The size of the central comms team has been reduced from more than 100 to under 70, with much of the FCO’s strategic comms delivery being farmed out to its policy directorates.

The central department will now focus on media relations, digital comms, internal comms, professional development and relations alongside the FCO’s comms arms-length bodies, such as the BBC World Service and British Council.

The Foreign and Commonwealth Office told PRWeek: ‘Like all government departments, we have had to review the size and structure of our comms function. We have taken a very clear decision that we will have a central planning department but not central delivery of strategic comms activity.’

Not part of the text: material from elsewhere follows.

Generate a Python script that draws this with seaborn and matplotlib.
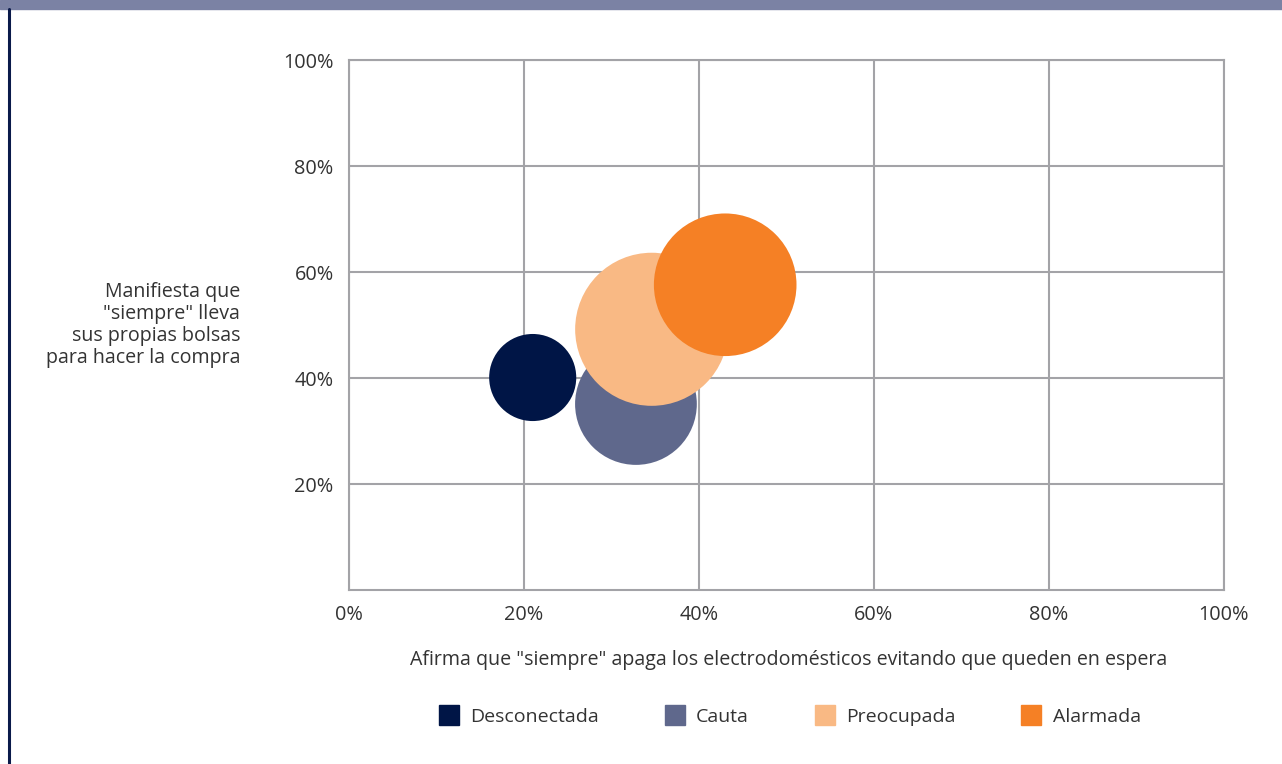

What’s not clear is whether any resources have been reallocated from the centre to go with the additional responsibility for implementation being passed to the policy directorates.  This line of thinking is very much consistent with the typical UK view of PD as an extension of diplomacy.  It also fits with other steps that William Hague has been taking to devolve responsibility from the Centre of the FCO to policy directorates.

Of course while there is a policy dimension to it until we actually get some more background on the reasoning behind the change the suspicion is that saving money was the major factor here.  (William Hague had earlier announced a reduction in strategic communications spending from £3m to £2m – by way of comparison Coke spends nearly $3Bn a year on advertising)

The communications organization has now been integrated into the Policy Unit and consists of  Press and Digital under Carl Newns, the long serving FCO spokesman, and Communication and Engagement under Anna Clunes. It woudl be useful to have some clearer indications of what Communication and Engagement actually does.

From the PR Week story the reason for actually scrapping the directorate is that after the cuts in staff numbers the new unit was too small to have someone of director rank in charge.